Kashmiri girls shout slogans as they attend a protest in Srinagar on August 23, 2019. Photo: Reuters/Adnan Abidi

The severe practical and emotional impacts of the complete communication lockdown on an entire population are also going unacknowledged, both by the government, and most of us. Imagine losing all contact with a loved one, as you worry to death for them. Or try getting through a week without using any phone and internet. This is what millions are enduring in J&K for a month now, with no relief in sight.

A young man gave us hundred rupees, requesting us to deposit it in his bank account so that his brother could submit the fee for an exam.

“There is a fear psychosis and dread over how to get through each day like this. Everything is shut and there is nothing to do but wait,” another man said.

“The government has disconnected us from the world,” said a mother who hadn’t spoken to her daughter and grandchild in three weeks. “Kitna lonely banaake rakh diya hai humein. (How lonely they have rendered us.)”

An aged lawyer told us his beloved cousin had passed away and he could be informed about it only four days later. In many homes, we saw televisions tuned to one of two Urdu channels, which have been running tickers through the day of messages from children and loved ones based outside Kashmir. “We are fine. Please do not worry about us. May God keep you safe,” was the most common sentiment. 

Also read: Ground Report: Agony and Casualties in the Valley in the Immediate Aftermath of Shutdown

Strikingly, not once did questions of the future evoke a sense of joy or hope, not even from the young. A youth in a village in Shopian district worried that the government’s actions would sideline the common person, and birth “a bumper crop of militants” with renewed strife and bloodshed. A poetry-loving teacher in the town said, “People like us will live in silence, never speaking out for fear of who might be listening, and what repercussions might follow from militants or security forces.” An elderly Kashmiri Pandit schoolteacher in Srinagar rued, “There is no clear policy on Kashmir. There has never been one. We Kashmiris will continue to suffer.” 

A Kashmiri man looks out from a window of his house in Srinagar on August 17, 2019. Photo: Reuters/Danish Ismail

In all the conversations we had, appeals to notions of dignity, respect and autonomy reminded us that Kashmiris still think of Indians as fellow human beings, even in the current absence of reciprocity. People who raged at us about the offensive portrayal of Kashmir on Indian TV news channels, and the government’s zulm (‘injustice’), made it a point to invite us to share a cup of tea.  Many, on discovering one of us is Kashmiri, turned the famed hospitality a notch higher. Almost everyone we met shook our hands warmly when we bid goodbye, or embraced us with love.

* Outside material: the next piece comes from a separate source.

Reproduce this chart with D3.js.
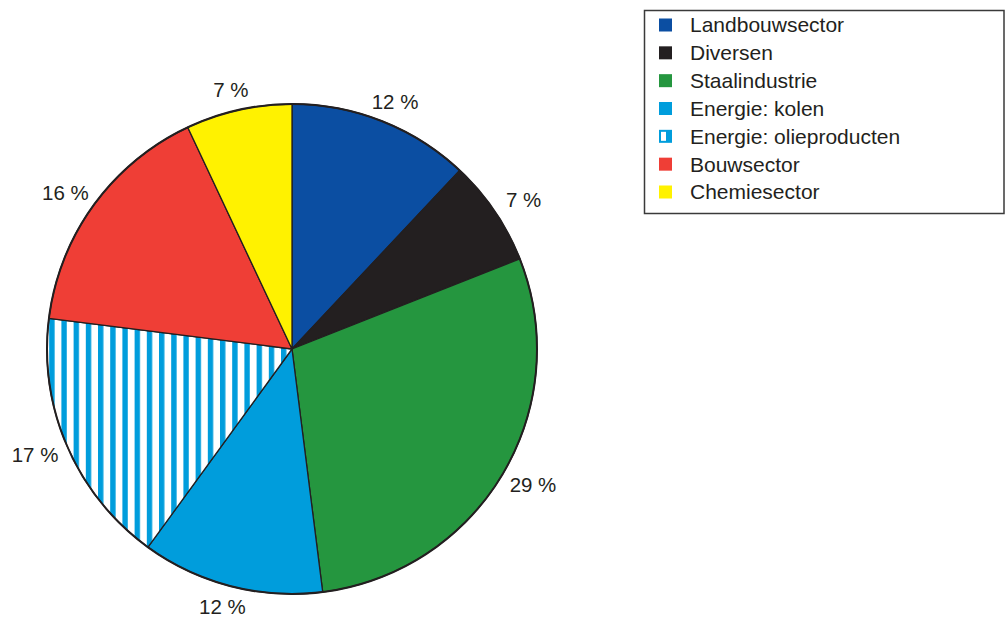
<!DOCTYPE html>
<html>
<head>
<meta charset="utf-8">
<script src="https://cdn.jsdelivr.net/npm/d3@7"></script>
<style>
  html, body { margin: 0; padding: 0; background: #fff; }
  svg { display: block; }
  text { font-family: "Liberation Sans", Arial, sans-serif; fill: #231f20; }
</style>
</head>
<body>
<svg id="chart" width="1005" height="619"></svg>
<script>
const categories = ["Landbouwsector", "Diversen", "Staalindustrie", "Energie: kolen", "Energie: olieproducten", "Bouwsector", "Chemiesector"];
const values = [12, 7, 29, 12, 17, 16, 7];
const labels = ["12 %", "7 %", "29 %", "12 %", "17 %", "16 %", "7 %"];
const colors = ["#0b4ea2", "#231f20", "#25963f", "#009ddc", "striped", "#ef3e36", "#fff200"];

const svg = d3.select("#chart");
const cx = 292, cy = 349, R = 245;

// stripe pattern
const defs = svg.append("defs");
const pat = defs.append("pattern")
  .attr("id", "stripes")
  .attr("patternUnits", "userSpaceOnUse")
  .attr("x", 1.2).attr("y", 0)
  .attr("width", 12.2).attr("height", 10);
pat.append("rect").attr("width", 12.2).attr("height", 10).attr("fill", "#ffffff");
pat.append("rect").attr("width", 5.4).attr("height", 10).attr("fill", "#009ddc");

const fillFor = c => c === "striped" ? "url(#stripes)" : c;

const pie = d3.pie().sort(null).value(d => d).startAngle(0).endAngle(2 * Math.PI);
const arcs = pie(values);
const arc = d3.arc().innerRadius(0).outerRadius(R);

const g = svg.append("g");
g.selectAll("path.slice")
  .data(arcs)
  .enter().append("path")
  .attr("class", "slice")
  .attr("transform", `translate(${cx},${cy})`)
  .attr("d", arc)
  .attr("fill", (d, i) => fillFor(colors[i]))
  .attr("stroke", "#231f20")
  .attr("stroke-width", 1.3)
  .attr("stroke-linejoin", "round");

// outer rim
g.append("circle")
  .attr("cx", cx).attr("cy", cy).attr("r", R)
  .attr("fill", "none")
  .attr("stroke", "#231f20")
  .attr("stroke-width", 2);

// percentage labels
g.selectAll("text.lbl")
  .data(arcs)
  .enter().append("text")
  .attr("class", "lbl")
  .attr("x", d => {
    const a = (d.startAngle + d.endAngle) / 2;
    return cx + 280 * Math.sin(a);
  })
  .attr("y", d => {
    const a = (d.startAngle + d.endAngle) / 2;
    return cy - 266 * Math.cos(a);
  })
  .attr("dy", "0.35em")
  .attr("text-anchor", "middle")
  .attr("font-size", 20.5)
  .text((d, i) => labels[i]);

// legend
const lx = 644.5, ly = 10.5, lw = 359.5, lh = 203;
const leg = svg.append("g");
leg.append("rect")
  .attr("x", lx).attr("y", ly).attr("width", lw).attr("height", lh)
  .attr("fill", "#fff").attr("stroke", "#3a3a3a").attr("stroke-width", 1.5);

const rowY = d3.scalePoint().domain(categories).range([25, 192]);
const items = leg.selectAll("g.item").data(categories).enter().append("g")
  .attr("class", "item")
  .attr("transform", d => `translate(0,${rowY(d)})`);

items.append("rect")
  .attr("x", 659).attr("y", -6.5).attr("width", 13).attr("height", 13)
  .attr("fill", (d, i) => colors[i] === "striped" ? "#009ddc" : colors[i]);
items.filter((d, i) => colors[i] === "striped")
  .append("rect")
  .attr("x", 661).attr("y", -4.5).attr("width", 5).attr("height", 9)
  .attr("fill", "#fff");

items.append("text")
  .attr("x", 690).attr("y", 0)
  .attr("dy", "0.35em")
  .attr("font-size", 21)
  .text(d => d);
</script>
</body>
</html>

We even witnessed occasional moments of empathy towards the forces. “Look at their strained faces,” a man in Srinagar said. “We are in a jail, and so are they.”

We left the Valley feeling distressed about the state of the institutions that make our democracy. And about how readily, most of us now box the people of J&K and their tormented history, into a muscular narrative, set by the government, and Indian television news. Our return reminded us that our view remains unpopular. 

The government still defends its every action as beneficial, seeing no value in dialogue or difference. The communications lockdown, we are still told, nurtures normalcy. The presence of a million troops in the Valley, one for every seven people, is necessary counter-terrorism. TV channels belt out the narrative of a triumphant nation. Above all, many Indians accept this picture without questions, if not loud approval. 

In all this, we seem to not care that in ‘integrating’ a people via an armed siege, in silencing their voices and dismissing their pain, we are also abrogating our own humanity.

Aniket Aga is an academic. Chitrangada Choudhury is a journalist and researcher.